Especially when I didn't ask to be spammed with that notice.
Repeatedly receiving some text has a price paid in my attention span, making
me lose time which could be used for just anything else.  It's a cost which
in some corner cases can be significantly detrimental to usability.  I'm not
blind, but I can imagine the time wasted to go through the legal notice with
a Braille reader or such.

Again, the clause does not say that the user must be forced to be presented with the information.

While for GUI apps having an "About" menu
item is usually not an issue, legal notices are a significant burden for
console stuff, both full-screen and line-based.
How so?

For line-based stuff, yeah, you're right.  Having "bc" and "colordiff" in
mind, I forgot about having --spam-me-with-legal-notices as an option merely
mentioned in the manpage -- even though this contradicts the requirement
about the notice being "prominently visible".
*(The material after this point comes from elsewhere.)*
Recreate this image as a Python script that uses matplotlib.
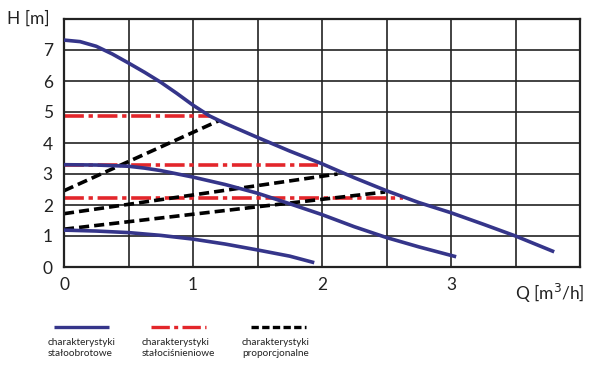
import matplotlib
matplotlib.use('Agg')
import matplotlib.pyplot as plt
from matplotlib.lines import Line2D

plt.rcParams['font.family'] = ['Lato', 'DejaVu Sans']

BLUE = '#35358a'
RED = '#e3262b'

# stałoobrotowe (constant speed) curves
q_high = [0, 0.125, 0.25, 0.375, 0.5, 0.625, 0.75, 0.875, 1.0, 1.13, 1.25, 1.5,
          1.75, 2.0, 2.25, 2.5, 2.75, 3.0, 3.25, 3.5, 3.8]
h_high = [7.32, 7.27, 7.12, 6.87, 6.58, 6.28, 5.96, 5.6, 5.22, 4.87, 4.63, 4.18,
          3.74, 3.33, 2.88, 2.46, 2.08, 1.75, 1.38, 1.0, 0.49]
q_mid = [0, 0.25, 0.5, 0.625, 0.75, 1.0, 1.25, 1.5, 1.75, 2.0, 2.25, 2.5, 2.75, 3.04]
h_mid = [3.3, 3.29, 3.25, 3.19, 3.11, 2.9, 2.66, 2.38, 2.04, 1.69, 1.3, 0.95, 0.65, 0.33]
q_low = [0, 0.25, 0.5, 0.75, 1.0, 1.25, 1.5, 1.75, 1.94]
h_low = [1.19, 1.16, 1.11, 1.02, 0.9, 0.74, 0.55, 0.35, 0.14]

# stałociśnieniowe (constant pressure): head, end of flow
const_h = [4.87, 3.3, 2.22]
const_q_end = [1.13, 1.97, 2.63]

# proporcjonalne (proportional): start head, end flow, end head
prop_h0 = [2.46, 1.72, 1.22]
prop_q1 = [1.2, 2.12, 2.49]
prop_h1 = [4.72, 3.0, 2.42]

x_labels = ['0', '', '1', '', '2', '', '3', '', '']
y_labels = ['0', '1', '2', '3', '4', '5', '6', '7', '']

fig = plt.figure(figsize=(6, 3.72), dpi=100)
ax = fig.add_axes([64 / 600, 1 - 267 / 372, 516 / 600, 248 / 372])

ax.set_xlim(0, 4)
ax.set_ylim(0, 8)
ax.set_xticks([i * 0.5 for i in range(9)])
ax.set_yticks(range(9))
ax.grid(True, color='#222222', linewidth=1.2)
ax.set_axisbelow(True)
ax.tick_params(length=0, labelsize=12.5, colors='#222222')
ax.set_xticklabels(x_labels)
ax.set_yticklabels(y_labels)
ax.tick_params(axis='x', pad=7)
ax.tick_params(axis='y', pad=8)
for s in ax.spines.values():
    s.set_linewidth(1.6)
    s.set_color('#222222')

lw = 2.6
for q, h in [(q_high, h_high), (q_mid, h_mid), (q_low, h_low)]:
    ax.plot(q, h, color=BLUE, lw=lw, solid_capstyle='butt',
            solid_joinstyle='round', zorder=3)

for h, q1 in zip(const_h, const_q_end):
    ax.plot([0, q1], [h, h], color=RED, lw=lw, dashes=(5.5, 1.3, 1.2, 1.3),
            dash_capstyle='butt', zorder=2)

for h0, q1, h1 in zip(prop_h0, prop_q1, prop_h1):
    ax.plot([0, q1], [h0, h1], color='black', lw=lw, dashes=(2.8, 1.4),
            dash_capstyle='butt', zorder=2)

fig.text(7 / 600, 1 - 19 / 372, 'H [m]', fontsize=12.5, color='#222222', va='center', ha='left')
fig.text(585 / 600, 1 - 293 / 372, 'Q [m$^3$/h]', fontsize=12.5, color='#222222', va='center', ha='right')

# legend drawn by hand below the chart
leg_y = 1 - 326.7 / 372
items = [
    (54, 109, 48, BLUE, None, 'charakterystyki\nstałoobrotowe'),
    (151, 206, 142, RED, (5.5, 1.3, 1.2, 1.3), 'charakterystyki\nstałociśnieniowe'),
    (251, 306, 242, 'black', (2.2, 1.0), 'charakterystyki\nproporcjonalne'),
]
for x0, x1, tx, c, d, label in items:
    ln = Line2D([x0 / 600, x1 / 600], [leg_y, leg_y], color=c, lw=2.4,
                transform=fig.transFigure, solid_capstyle='butt', dash_capstyle='butt')
    if d:
        ln.set_dashes(d)
    fig.add_artist(ln)
    fig.text(tx / 600, 1 - 338 / 372, label, fontsize=7.2, color='#222222',
             va='top', ha='left', linespacing=1.25)

fig.savefig('out.png', dpi=100)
I don't think so. For someone who uses command-line software, a command-line switch like --version or --help is the equivalent of Help | About.

In a non-menu/non-command
based full-screen program having a key combination bring up the legal
notices could also be a solution, albeit often an annoying one.  Let's
imagine the following list of keys:
  * arrows -- move
  * q      -- quit
  * ^L     -- show legal notices
Ugh, 33% of explanation being wasted on legal things.  Extremely ugly,
especially if you consider that for many of us most of the point of Free
Software is not having the legal system stand in our way.

Except that copyleft is entirely built on the legal system.

With Free
Software, we (ideally) don't have to care about Intellectual Property,
license fees, patents, trade secrets, etc -- just use/modify/copy the
software whenever it is for our benefit.  GPL gives an extra guarantee that
my work won't be used in a way inaccessible to me -- while forbidding me to
become a "bad guy" in this regard.

And that's an important extra guarantee and obligation that the user needs to know about.

Free Software, when it's really free and
not merely a ruse to sneak some proprietary crap through, makes us free from
legal concerns -- both "am I allowed to use X?" and "I wouldn't want people
to have a right to use Y without paying me" are legal concerns here.
Having legal notices everywhere destroys this freedom.

So the notice "You may play ball games in this park" destroys the freedom to play ball games in the park?

Well, let's take a system with two user interfaces:
1) a GUI where you set up rules like "if someone approaches the computer, do
   X.  If someone leaves the room and there's no one else in, do Y.".
2) hands-free interface where user interacts by moving around, waving hands,
   etc, and gets feedback using voice.

Interface 1 can have "Help | About" just fine.  The problem is, you need to
make it possible to get legal notices using _every single interface_.  For
interface 2, this could be something like "to unblank screen, approach the
computer.  To blank it, move away.  To get told legal notices, jump".

Yep. Why is this worse than the GUI or command-line versions? You could argue that the command could be accidentally invoked, but that's true of buttons in GUIs or mistakenly typing -V instead of -v on a command-line app. Just pick a sequence of movements that it's very difficult to do without meaning it.